The palliative care program at Northwestern Memorial Hospital (NMH) in Chicago, Illinois is an inpatient program but also has a small outpatient practice.

This is a snapshot of the palliative care program's involvement in NMH's COVID-19 response, based on an interview with Eytan Szmuilowicz, MD, Director, Palliative Medicine at Northwestern Hospital, and Joshua Hauser, MD, Associate Professor at Northwestern Feinberg School of Medicine, on April 10, 2020. At the time of the interview, NMH was preparing for an expected COVID-19 surge in one to two weeks.

Role of Palliative Care in COVID-19

  • Palliative care is not on NMH's COVID-19 Task Force, but is working closely with Ethics on resource allocation and potential limitation of life-sustaining therapies
  • Community planning:
    • Many local hospices and home health agencies do not have enough PPE (case by case)
    • Long-term care facilities have become more stringent about which patients they will take back
    • Hospital is renting hotel rooms in the event that they are needed for stable patients to receive ongoing care
    • Working with medical student groups who are obtaining PPE for Northwestern and multiple other Chicago-area facilities
  • Palliative care team is addressing advance care planning (ACP) with two areas of focus:
    • Decision-making support and proactive ACP for patients with COVID-19 who do not want to go to the ICU
    • Reaching out to existing palliative care patients to do ACP, especially with potential for COVID-19 infection (especially for those who want to avoid unwanted hospital admission and life-sustaining therapies)
  • Palliative care providing support for families and patients where possible; learning that providing a source of continuity is particularly helpful as other teams, providers, and sites of care change quickly
  • All visits are done by telehealth unless a physical exam is warranted
  • Case finding:
    • Palliative care participates in twice-daily COVID rounds with hospitalists, ethics, and ICU to review complex patients
    • Developing a new screening process with the ED to identify patients at high risk earlier in their trajectory (this also helps the team to build rapport early in a hospitalization)
  • Education: Because many fellow clinicians are too busy to call palliative care, the team is facilitating access to palliative care clinical information and tools to do their work
    • Adapted CAPC and Vital Talk communication resources, and decision-making aides from Colorado
  • Staffing:
    • Blended inpatient and outpatient teams to prevent gaps in care
    • Outpatient holds separate daily meeting to make sure no issues or patients are missed
    • Interdisciplinary team members are deployed according to patient and referrer needs

Note: Inpatient (non-COVID) palliative care census is lower since attention is on COVID care.

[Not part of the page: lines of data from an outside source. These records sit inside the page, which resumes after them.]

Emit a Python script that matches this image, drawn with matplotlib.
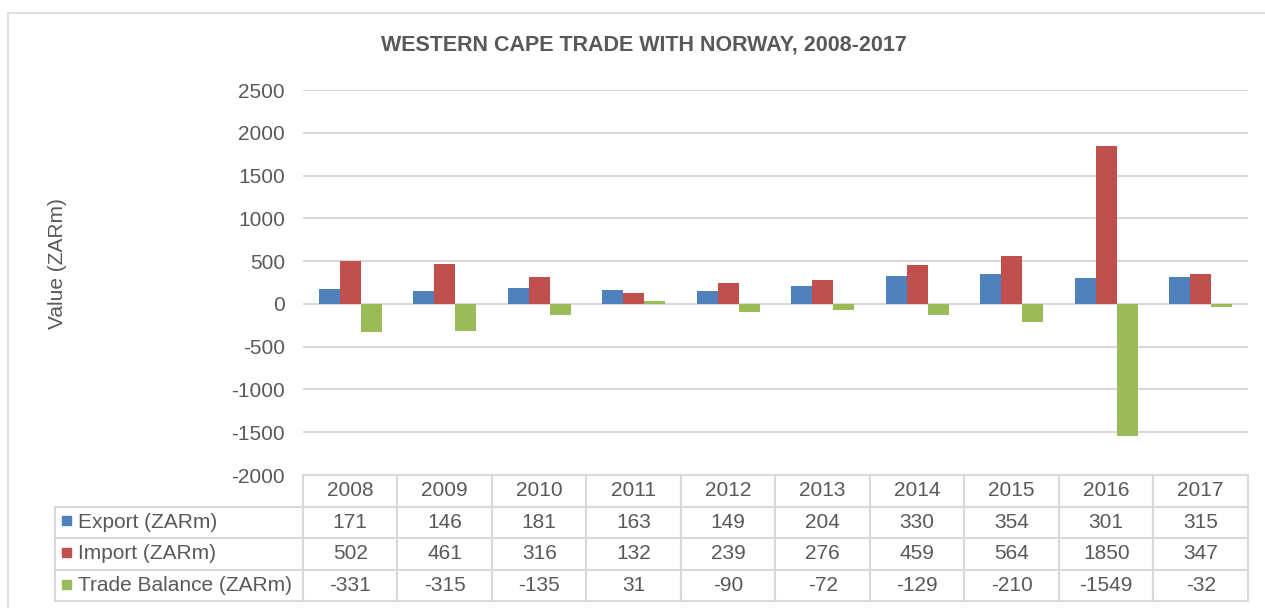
import matplotlib.pyplot as plt
import numpy as np
from matplotlib.lines import Line2D
from matplotlib.patches import Rectangle

plt.rcParams['font.family'] = ['Liberation Sans', 'DejaVu Sans']

# Data
years = ['2008', '2009', '2010', '2011', '2012', '2013', '2014', '2015', '2016', '2017']
export = [171, 146, 181, 163, 149, 204, 330, 354, 301, 315]
imports = [502, 461, 316, 132, 239, 276, 459, 564, 1850, 347]
balance = [-331, -315, -135, 31, -90, -72, -129, -210, -1549, -32]
series_names = ['Export (ZARm)', 'Import (ZARm)', 'Trade Balance (ZARm)']
colors = ['#4F81BD', '#C0504D', '#9BBB59']
yticks = [-2000, -1500, -1000, -500, 0, 500, 1000, 1500, 2000, 2500]

W, H = 1265, 608
fig = plt.figure(figsize=(W / 100, H / 100), dpi=100, facecolor='white')

# outer chart frame
fig.add_artist(Line2D([8 / W, 8 / W], [0, 1 - 13 / H], color='#D9D9D9', lw=1.2))
fig.add_artist(Line2D([8 / W, 1], [1 - 13 / H, 1 - 13 / H], color='#D9D9D9', lw=1.2))

left, right = 303 / W, 1248 / W
top, bottom = 1 - 90 / H, 1 - 475 / H
ax = fig.add_axes([left, bottom, right - left, top - bottom])

x = np.arange(len(years))
bw = 0.222
for i, (vals, c) in enumerate(zip([export, imports, balance], colors)):
    ax.bar(x + (i - 1) * bw, vals, width=bw, color=c, zorder=3)

ax.set_xlim(-0.5, len(years) - 0.5)
ax.set_ylim(-2000, 2500)
ax.set_yticks(yticks)
ax.set_yticklabels([str(t) for t in yticks])
ax.set_xticks([])
ax.yaxis.grid(True, color='#D9D9D9', lw=1.5, zorder=0)
ax.tick_params(axis='y', length=0, pad=13, labelsize=15, labelcolor='#595959')
for s in ax.spines.values():
    s.set_visible(False)

ax.set_ylabel('Value (ZARm)', fontsize=15, color='#595959')
ax.yaxis.set_label_coords(-236 / 945, 0.55)

fig.text(0.5 * (380 + 907) / W, 1 - 45 / H, 'WESTERN CAPE TRADE WITH NORWAY, 2008-2017',
         ha='center', va='center', fontsize=15.5, fontweight='bold', color='#595959')

# data table
axw = 945
axh = 385
lab_w = (303 - 55) / axw
cell_text = [[''] + years]
for name, vals in zip(series_names, [export, imports, balance]):
    cell_text.append([name] + [str(v) for v in vals])
col_widths = [lab_w] + [1 / len(years)] * len(years)
tb = ax.table(cellText=cell_text, colWidths=col_widths, cellLoc='center',
              bbox=[-lab_w, -(601 - 475) / axh, 1 + lab_w, (601 - 475) / axh])
tb.auto_set_font_size(False)
tb.set_fontsize(15)
for (r, c), cell in tb.get_celld().items():
    cell.set_edgecolor('#D9D9D9')
    cell.set_linewidth(1.5)
    cell.get_text().set_color('#595959')
    if c == 0:
        cell.get_text().set_ha('left')
        cell._loc = 'left'
        cell.PAD = 23 / 248
    if r == 0 and c == 0:
        cell.set_edgecolor('white')
        cell.set_linewidth(0)

# legend keys in table rows
row_centers = [521, 553, 585]
for yc, c in zip(row_centers, colors):
    fig.add_artist(Rectangle((62 / W, 1 - (yc + 4) / H), 9 / W, 9 / H,
                             color=c, transform=fig.transFigure))

fig.savefig('out.png', dpi=100, facecolor='white')
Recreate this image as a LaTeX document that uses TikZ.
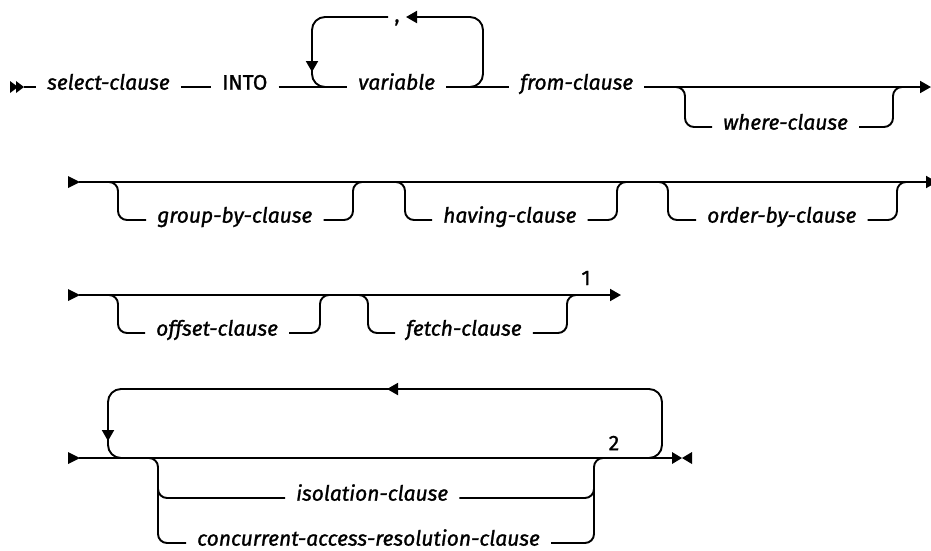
\documentclass[tikz,border=0pt]{standalone}
\usepackage{fontspec}
\setmainfont{Fira Sans}
\newfontfamily\railfont{Fira Sans}[FakeBold=1.2]
\usetikzlibrary{arrows.meta}
\begin{document}
\begin{tikzpicture}[x=1pt,y=-1pt,
  rail/.style={line width=1.9pt, rounded corners=9pt},
  loop/.style={line width=1.9pt, rounded corners=13pt},
  tip/.style={-{Triangle[length=11pt,width=12pt]}},
  lbl/.style={font=\railfont\fontsize{21}{22}\selectfont\itshape, inner xsep=11pt, inner ysep=0pt, anchor=mid west},
  kw/.style={font=\railfont\fontsize{21}{22}\selectfont, inner xsep=11pt, inner ysep=0pt, anchor=mid west},
  note/.style={font=\railfont\fontsize{21}{22}\selectfont, inner sep=0pt}
]
\useasboundingbox (0,0) rectangle (931,550);

% ---------- row 1 ----------
\fill (10,81) -- (18,87) -- (10,93) -- cycle;
\fill (16,81) -- (24,87) -- (16,93) -- cycle;
\coordinate (r1s) at (24,87);
\coordinate (r1e) at (931,87);
\node[lbl] (sel) at (36,87) {select-clause};
\node[kw] (into) at (211,87) {INTO};
\node[lbl] (var) at (347,87) {variable};
\node[lbl] (from) at (509,87) {from-clause};
\node[lbl] (where) at (712,127) {where-clause};
\node[note, anchor=base] (comma) at (397,22) {,};
\draw[rail] (r1s) -- (sel.mid west);
\draw[rail] (sel.mid east) -- (into.mid west);
\draw[rail] (into.mid east) -- (var.mid west);
\draw[rail] (var.mid east) -- (from.mid west);
\draw[rail,tip] (from.mid east) -- (r1e);
% repeat loop
\draw[loop,tip] (465,87) -- (483,87) -- (483,17) -- (406,17);
\draw[loop,tip] (388,17) -- (312,17) -- (312,72);
\draw[loop] (312,66) -- (312,87) -- (330,87);
% optional where
\draw[rail] (675,87) -| (685,127) -- (where.mid west);
\draw[rail] (where.mid east) -| (893,87) -- (903,87);

% ---------- row 2 ----------
\fill (68,176) -- (80,182) -- (68,188) -- cycle;
\coordinate (r2s) at (79,182);
\coordinate (r2e) at (937,182);
\draw[rail,tip] (r2s) -- (r2e);
\node[lbl] (grp) at (146,220) {group-by-clause};
\node[lbl] (hav) at (432,220) {having-clause};
\node[lbl] (ord) at (696,220) {order-by-clause};
\draw[rail] (108,182) -| (118,220) -- (grp.mid west);
\draw[rail] (grp.mid east) -| (353,182) -- (363,182);
\draw[rail] (395,182) -| (405,220) -- (hav.mid west);
\draw[rail] (hav.mid east) -| (617,182) -- (627,182);
\draw[rail] (658,182) -| (668,220) -- (ord.mid west);
\draw[rail] (ord.mid east) -| (897,182) -- (907,182);

% ---------- row 3 ----------
\fill (68,289) -- (80,295) -- (68,301) -- cycle;
\coordinate (r3s) at (79,295);
\coordinate (r3e) at (621,295);
\draw[rail,tip] (r3s) -- (r3e);
\node[lbl] (off) at (145,333) {offset-clause};
\node[lbl] (fet) at (395,333) {fetch-clause};
\draw[rail] (108,295) -| (118,333) -- (off.mid west);
\draw[rail] (off.mid east) -| (320,295) -- (330,295);
\draw[rail] (358,295) -| (368,333) -- (fet.mid west);
\draw[rail] (fet.mid east) -| (567,295) -- (577,295);
\node[note] (n1) at (586,278) {1};

% ---------- row 4 ----------
\fill (68,452) -- (80,458) -- (68,464) -- cycle;
\coordinate (r4s) at (79,458);
\coordinate (r4e) at (672,458);
\draw[rail] (r4s) -- (r4e);
\fill (672,452) -- (682,458) -- (672,464) -- cycle;
\fill (692,452) -- (682,458) -- (692,464) -- cycle;
% repeat loop
\draw[loop,tip] (645,458) -- (662,458) -- (662,389) -- (387,389);
\draw[loop,tip] (390,389) -- (108,389) -- (108,441);
\draw[loop] (108,435) -- (108,458) -- (125,458);
% choice
\node[lbl] (iso) at (285,498) {isolation-clause};
\node[lbl] (conc) at (186,543) {concurrent-access-resolution-clause};
\draw[rail] (148,458) -| (158,543) -- (conc.mid west);
\draw[rail] (158,475) |- (iso.mid west);
\draw[rail] (conc.mid east) -| (594,458) -- (604,458);
\draw[rail] (iso.mid east) -| (594,480);
\node[note] (n2) at (614,443) {2};
\end{tikzpicture}
\end{document}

Outpatient volume and work remains similar or slightly increased with telephone management.

Advice from Palliative Care Leadership

Scheduling

  • Be flexible and nimble; restructure early to limit on-campus exposure (i.e., maximize telehealth, minimize PPE use)
    • Consider skeletal inpatient team on-site and one outpatient member on-site with multiple team members available remotely for phone support and clinician coaching
    • Within two weeks, increased inpatient team to three teams on site (two COVID, one non-COVID)
  • Plan for two to three layers of back-up (if possible) since clinicians may get sick, have other roles (e.g., serving through the local VA, local hospices), or have other needs

Medication Management

  • Consider what is necessary for medication management; have become more liberal in medication prescriptions and refills for those who don’t absolutely need an in-person visit per DEA emergency flexibilities

Collaboration and Relationship-Building

  • Be present for other medical teams’ rounds through proactive contact (What are that team's urgent issues? Who are you most worried about? How can palliative care help?)

Teamwork

  • Work as a team to identify ways to build in some “normalcy” (e.g., weekly virtual educational conference, journal club, case study reviews, poetry)
  • Proactively support one another and recognize varying levels of comfort in the event that team members are redeployed to unfamiliar areas/duties
  • Hold weekly COVID-19 meeting for the extended palliative care team (inpatient, outpatient, on-service, off-service) to plan

Leadership

  • Biggest challenge for the team is figuring out how to be most helpful in a rapidly-evolving and uncertain environment when the pace, needs, and practice are all different than usual
  • Equal challenge: balancing effort and increased availability of team members with need for self-care, especially in setting of heightened, constant anxiety and stress


This snapshot was consolidated, edited, and condensed by Constance Dahlin, MSN, ANP-BC, ACHPN, FPCN, FAAN, Consultant, Center to Advance Palliative Care.